Information provided:

--------------------

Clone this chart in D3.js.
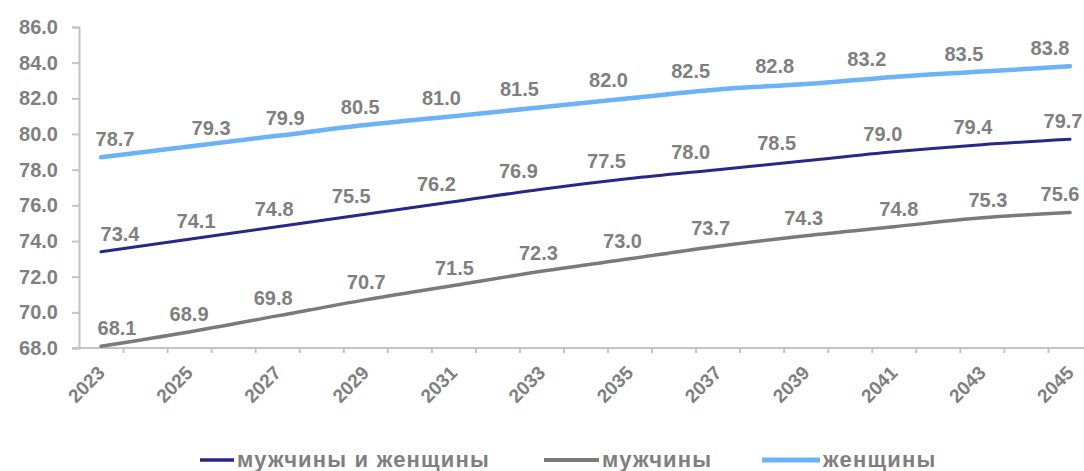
<!DOCTYPE html>
<html>
<head>
<meta charset="utf-8">
<script src="https://cdn.jsdelivr.net/npm/d3@7/dist/d3.min.js"></script>
<style>
  html, body { margin: 0; padding: 0; background: #fff; }
  svg { display: block; }
  text { font-family: "Liberation Sans", Arial, sans-serif; font-weight: bold; fill: #7f7f7f; }
</style>
</head>
<body>
<svg id="chart" width="1084" height="471"></svg>
<script>
// ---- data ----
const years = [2023, 2025, 2027, 2029, 2031, 2033, 2035, 2037, 2039, 2041, 2043, 2045];
const both  = [73.4, 74.1, 74.8, 75.5, 76.2, 76.9, 77.5, 78.0, 78.5, 79.0, 79.4, 79.7];
const men   = [68.1, 68.9, 69.8, 70.7, 71.5, 72.3, 73.0, 73.7, 74.3, 74.8, 75.3, 75.6];
const women = [78.7, 79.3, 79.9, 80.5, 81.0, 81.5, 82.0, 82.5, 82.8, 83.2, 83.5, 83.8];
const yTicks = [68, 70, 72, 74, 76, 78, 80, 82, 84, 86];
const seriesNames = ["мужчины и женщины", "мужчины", "женщины"];

// ---- styling / layout ----
const colors = ["#27278a", "#7a7a7a", "#6cb2f6"];
const widths = [3, 3.5, 4.5];
// small per-label horizontal nudges (as placed in the original chart)
const labelNudge = [
  [19, 7, -3, -14, -17, -23, -23, -27, -29, -11, -9, -7],
  [16, 0, -4, 1, 1, -3, -7, -7, -2, 5, 6, -10],
  [14, 22, 8, -5, -12, -22, -21, -27, -31, -27, -18, -20]
];

const svg = d3.select("#chart");
const x = d3.scaleLinear().domain([2023, 2045]).range([101, 1070]);
const y = d3.scaleLinear().domain([68, 86]).range([348, 27]);
const axisColor = "#c3c3c3";

// y axis
const yAxisX = x(2022.5);
const gy = svg.append("g").attr("transform", `translate(${yAxisX},0)`)
  .call(d3.axisLeft(y).tickValues(yTicks).tickFormat(d3.format(".1f")).tickSize(7).tickPadding(14));
gy.select(".domain").attr("stroke", axisColor).attr("stroke-width", 2);
gy.selectAll(".tick line").attr("stroke", axisColor).attr("stroke-width", 2);
gy.selectAll(".tick text").attr("font-size", 20).attr("font-family", "Liberation Sans, Arial, sans-serif")
  .attr("font-weight", "bold").attr("fill", "#7f7f7f");

// x axis (category-style ticks between years)
const allYears = d3.range(2023, 2046);
const xTickVals = allYears.map(d => d + 0.5);
const gx = svg.append("g").attr("transform", `translate(0,${y(68)})`)
  .call(d3.axisBottom(x).tickValues(xTickVals).tickFormat("").tickSize(5).tickSizeOuter(0));
gx.select(".domain").attr("stroke", axisColor).attr("stroke-width", 2)
  .attr("d", `M${yAxisX - 7},0H${x(2045.5)}`);
gx.selectAll(".tick line").attr("stroke", axisColor).attr("stroke-width", 2);

// x labels, rotated
svg.append("g").selectAll("text").data(years).join("text")
  .attr("transform", d => `translate(${x(d) + 5},${y(68) + 26}) rotate(-45)`)
  .attr("text-anchor", "end")
  .attr("font-size", 19)
  .text(d => d);

// lines
const series = [both, men, women];
const line = d3.line().x((d, i) => x(years[i])).y(d => y(d)).curve(d3.curveMonotoneX);
[2, 0, 1].forEach(s => {
  svg.append("path").datum(series[s])
    .attr("fill", "none").attr("stroke", colors[s]).attr("stroke-width", widths[s])
    .attr("stroke-linecap", "round").attr("d", line);
});

// data labels
series.forEach((vals, s) => {
  svg.append("g").selectAll("text").data(vals).join("text")
    .attr("x", (d, i) => x(years[i]) + labelNudge[s][i])
    .attr("y", d => y(d) - 11)
    .attr("text-anchor", "middle")
    .attr("font-size", 20)
    .text(d => d3.format(".1f")(d));
});

// legend
const legendY = 466;
const legendItems = [
  { x0: 200, x1: 234 },
  { x0: 544, x1: 599 },
  { x0: 762, x1: 820 }
];
const lg = svg.append("g");
seriesNames.forEach((name, s) => {
  lg.append("line").attr("x1", legendItems[s].x0).attr("x2", legendItems[s].x1)
    .attr("y1", legendY - 6).attr("y2", legendY - 6)
    .attr("stroke", colors[s]).attr("stroke-width", widths[s] + 0.5);
  lg.append("text").attr("x", legendItems[s].x1 + 3).attr("y", legendY + 1)
    .attr("font-size", 22).attr("letter-spacing", 1.2).text(name);
});
</script>
</body>
</html>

--------------------

What needs to be done:
Please set down each line of the data above exactly as written, without the pictures.

Task output:
Clone this chart in D3.js.
<!DOCTYPE html>
<html>
<head>
<meta charset="utf-8">
<script src="https://cdn.jsdelivr.net/npm/d3@7/dist/d3.min.js"></script>
<style>
  html, body { margin: 0; padding: 0; background: #fff; }
  svg { display: block; }
  text { font-family: "Liberation Sans", Arial, sans-serif; font-weight: bold; fill: #7f7f7f; }
</style>
</head>
<body>
<svg id="chart" width="1084" height="471"></svg>
<script>
// ---- data ----
const years = [2023, 2025, 2027, 2029, 2031, 2033, 2035, 2037, 2039, 2041, 2043, 2045];
const both  = [73.4, 74.1, 74.8, 75.5, 76.2, 76.9, 77.5, 78.0, 78.5, 79.0, 79.4, 79.7];
const men   = [68.1, 68.9, 69.8, 70.7, 71.5, 72.3, 73.0, 73.7, 74.3, 74.8, 75.3, 75.6];
const women = [78.7, 79.3, 79.9, 80.5, 81.0, 81.5, 82.0, 82.5, 82.8, 83.2, 83.5, 83.8];
const yTicks = [68, 70, 72, 74, 76, 78, 80, 82, 84, 86];
const seriesNames = ["мужчины и женщины", "мужчины", "женщины"];

// ---- styling / layout ----
const colors = ["#27278a", "#7a7a7a", "#6cb2f6"];
const widths = [3, 3.5, 4.5];
// small per-label horizontal nudges (as placed in the original chart)
const labelNudge = [
  [19, 7, -3, -14, -17, -23, -23, -27, -29, -11, -9, -7],
  [16, 0, -4, 1, 1, -3, -7, -7, -2, 5, 6, -10],
  [14, 22, 8, -5, -12, -22, -21, -27, -31, -27, -18, -20]
];

const svg = d3.select("#chart");
const x = d3.scaleLinear().domain([2023, 2045]).range([101, 1070]);
const y = d3.scaleLinear().domain([68, 86]).range([348, 27]);
const axisColor = "#c3c3c3";

// y axis
const yAxisX = x(2022.5);
const gy = svg.append("g").attr("transform", `translate(${yAxisX},0)`)
  .call(d3.axisLeft(y).tickValues(yTicks).tickFormat(d3.format(".1f")).tickSize(7).tickPadding(14));
gy.select(".domain").attr("stroke", axisColor).attr("stroke-width", 2);
gy.selectAll(".tick line").attr("stroke", axisColor).attr("stroke-width", 2);
gy.selectAll(".tick text").attr("font-size", 20).attr("font-family", "Liberation Sans, Arial, sans-serif")
  .attr("font-weight", "bold").attr("fill", "#7f7f7f");

// x axis (category-style ticks between years)
const allYears = d3.range(2023, 2046);
const xTickVals = allYears.map(d => d + 0.5);
const gx = svg.append("g").attr("transform", `translate(0,${y(68)})`)
  .call(d3.axisBottom(x).tickValues(xTickVals).tickFormat("").tickSize(5).tickSizeOuter(0));
gx.select(".domain").attr("stroke", axisColor).attr("stroke-width", 2)
  .attr("d", `M${yAxisX - 7},0H${x(2045.5)}`);
gx.selectAll(".tick line").attr("stroke", axisColor).attr("stroke-width", 2);

// x labels, rotated
svg.append("g").selectAll("text").data(years).join("text")
  .attr("transform", d => `translate(${x(d) + 5},${y(68) + 26}) rotate(-45)`)
  .attr("text-anchor", "end")
  .attr("font-size", 19)
  .text(d => d);

// lines
const series = [both, men, women];
const line = d3.line().x((d, i) => x(years[i])).y(d => y(d)).curve(d3.curveMonotoneX);
[2, 0, 1].forEach(s => {
  svg.append("path").datum(series[s])
    .attr("fill", "none").attr("stroke", colors[s]).attr("stroke-width", widths[s])
    .attr("stroke-linecap", "round").attr("d", line);
});

// data labels
series.forEach((vals, s) => {
  svg.append("g").selectAll("text").data(vals).join("text")
    .attr("x", (d, i) => x(years[i]) + labelNudge[s][i])
    .attr("y", d => y(d) - 11)
    .attr("text-anchor", "middle")
    .attr("font-size", 20)
    .text(d => d3.format(".1f")(d));
});

// legend
const legendY = 466;
const legendItems = [
  { x0: 200, x1: 234 },
  { x0: 544, x1: 599 },
  { x0: 762, x1: 820 }
];
const lg = svg.append("g");
seriesNames.forEach((name, s) => {
  lg.append("line").attr("x1", legendItems[s].x0).attr("x2", legendItems[s].x1)
    .attr("y1", legendY - 6).attr("y2", legendY - 6)
    .attr("stroke", colors[s]).attr("stroke-width", widths[s] + 0.5);
  lg.append("text").attr("x", legendItems[s].x1 + 3).attr("y", legendY + 1)
    .attr("font-size", 22).attr("letter-spacing", 1.2).text(name);
});
</script>
</body>
</html>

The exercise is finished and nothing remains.